We prove that the isomorphism class of the tame fundamental group of a smooth, connected curve over an algebraically closed field k of characteristic p > 0 determines the genus g and the number n of punctures of the curve, unless (g, n) = (0,0), (0,1). Moreover, assuming g = 0, n > 1, and that k is the algebraic closure of the prime field 𝔽_p , we prove that the isomorphism class of the tame fundamental group even completely determines the isomorphism class of the curve as a scheme (though not necessarily as a fc-scheme).
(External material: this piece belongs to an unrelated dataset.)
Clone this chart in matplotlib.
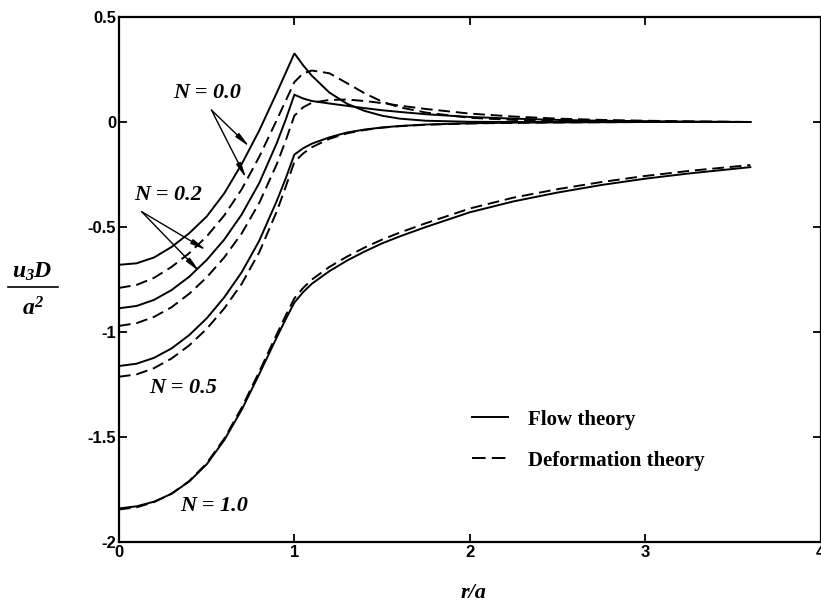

As a key tool to prove these results, we generalize Raynaud's theory of theta divisors.

Introduction

Let k be an algebraically closed field of characteristic p > 0, and U a smooth, connected curve over k. (A curve is a separated scheme of dimension 1.) We denote by X the smooth compactification of U and put S = X — U. We define non-negative integers g and n to be the genus of X and the cardinality of the point set S, respectively.

In [T2], we proved that the isomorphism class of the (profinite) fundamental group π₁ (U) of U determines the pair (g, n), and that, when g = 0 and k is the algebraic closure of the prime field 𝔽_p, the isomorphism class of π₁ (U) even completely determines the isomorphism class of the curve as a scheme.